Baume & Mercier sent a little wave of excitement through this year’s Salon International de la Haute Horlogerie in January with the unveiling of its first in-house calibre, produced in collaboration with Valfleurier and Richemont’s research and innovation centre in Neuchâtel. The Baumatic is a five-day movement that keeps a stable rate throughout its power reserve, withstands magnetic fields of 1,500 gauss (25 times the norm) and offers service intervals of at least five years. It’s a reliable calibre to say the least, which, true to form, Baume & Mercier has incorporated into its Clifton range at a starting price of £2,300 / $2,750; the entry-level for a luxury watch. The Baumatic’s remarkable performance owes much to research into tribology, i.e. the interactions between components, which includes the silicon components in the Baumatic’s regulating organ and escapement. But just as the first Clifton Baumatics are hitting stores, Swiss daily Neue Zürcher Zeitung has reported a possible dispute over patent infringement between Baume & Mercier and one of the brands in a consortium previously formed by Patek Philippe, Rolex and Swatch Group. Polemics aside, it’s interesting to note that the disputed part is apparently one of these silicon components – confirmation that this material, once unheard-of in watchmaking, now plays a highly strategic role.
Ulysse Nardin leads the way
A brief reminder of how silicon made its way into watch movements has to begin with Ulysse Nardin. When in 2001 the brand presented the Freak, it equipped this groundbreaking watch with a suitably revolutionary calibre, both in construction and materials as this was the first movement to incorporate silicon. Shortly after, Ulysse Nardin set up Sigatec to further its lead in this new technology. When the competition finally got over the shock, it did so in the form of a consortium whose members, Patek Philippe, Rolex and Swatch Group, set out to explore silicon’s potential with the help of the Centre Suisse d’Electronique et de Microtechnique. After all, what’s not to like in silicon? Hard and light, it is unaffected by magnetic fields or variations in temperature, has very low friction and therefore needs little to no lubricant, and can be cut with remarkable precision using deep reactive ion etching (DRIE). And so it was that in 2005, Patek Philippe introduced the Spiromax balance spring in monocrystalline silicon. A year later, Breguet announced its silicon escapement and, in 2010, a silicon balance spring. Other Swatch Group brands followed suit, including Blancpain, Omega and, more recently, Tissot and Mido. Last of the three, Rolex took the leap in 2014 with the Syloxi balance spring in the Calibre 2236 that equipped the Oyster Perpetual Datejust Pearlmaster 34.

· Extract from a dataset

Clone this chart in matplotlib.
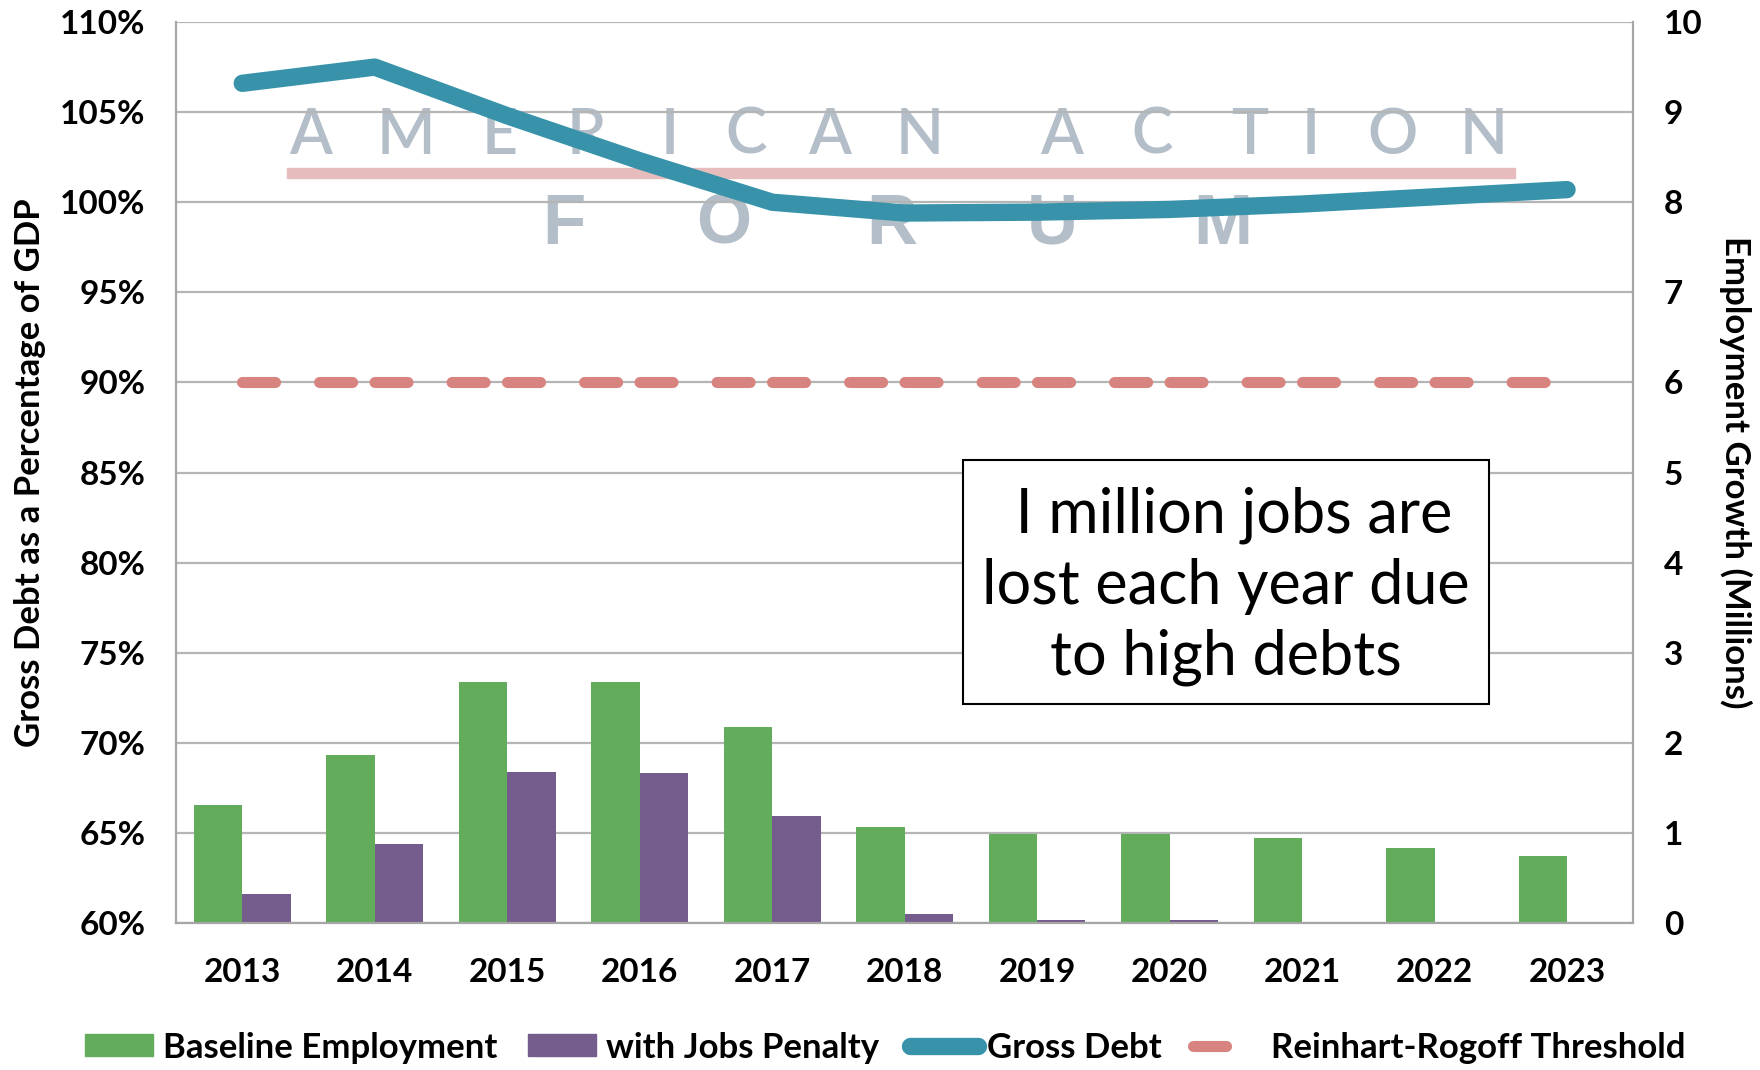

Silicon has become an integral part of Haute Horlogerie movements, and even opens up new perspectives.
For or against?
This list, which could go on, shows the extent to which silicon has become an integral part of Haute Horlogerie movements. It also opens up new perspectives, illustrated by Girard-Perregaux’s constant escapement that would never have seen daylight otherwise. The first “adventures in silicon”, in the early 2000s, were part of a drive to become less dependent on Nivarox (Swatch Group) and its metal balance springs. Since then, the proliferation of silicon parts has sparked something of a standoff between ancients and moderns. For the guardians of tradition, there is no room inside a movement for materials which cannot be repaired, whose properties cannot be guaranteed over the long term, and which undermine the belief that a movement must always be adjusted by a watchmaker. Whatever your view, silicon components have never been higher on movement constructors’ agenda, irrespective of brand. The patents which the aforementioned consortium filed for a balance spring, which run until 2020 to 2022 depending on the country, leave no doubt about the importance of silicon and its weight in the watch industry today.